What kinds of reactors are used in India and how safe are they?
Out of 20 reactors in operation in the country, two are BWRs and 18 are pressurised heavy water reactors (PHWRs). In addition, one fast-breeder reactor (500 MW), two PWRs (2,000 MW) and four PHWRs (2,800 MW) are under construction. The safety performance of about 340 reactor-years of operation has been good. The high on – line hours performance, number of scrams per 7,000 hours worked, availability of safety systems, fuel reliability, industrial safety are some of the safety performance indicators. This performance is comparable to the global performance. As an example, one reactor at Tarapur, in operation since 1969, worked uninterrupted for 590 days from 22 July 2009 to 3 March 2011 when it was shut down for refuelling. Such a performance is testimony of the highest safety standards. Of course, one cannot be complacent about safety and the target is to continuously improve.

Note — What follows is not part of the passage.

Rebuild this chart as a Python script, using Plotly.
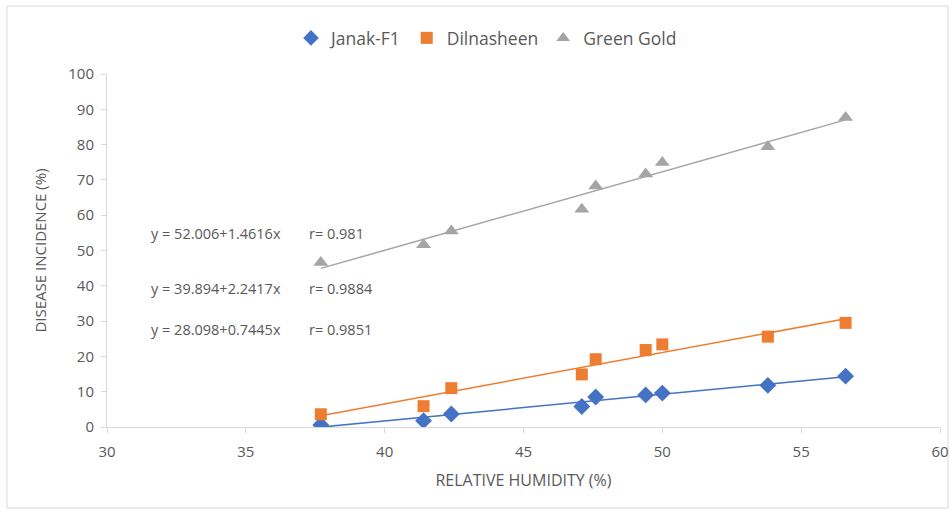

Any reactors worthy of being shut down using Germany's criteria?
There are no safety or technical criteria in Germany's decision to phase out nuclear power. Some countries do not have nuclear power (Australia), some countries have nuclear power (France) and there are some countries that had nuclear power but decided to phase out (Italy). So Germany has decided to keep company with Italy rather than France in future with regard to nuclear power.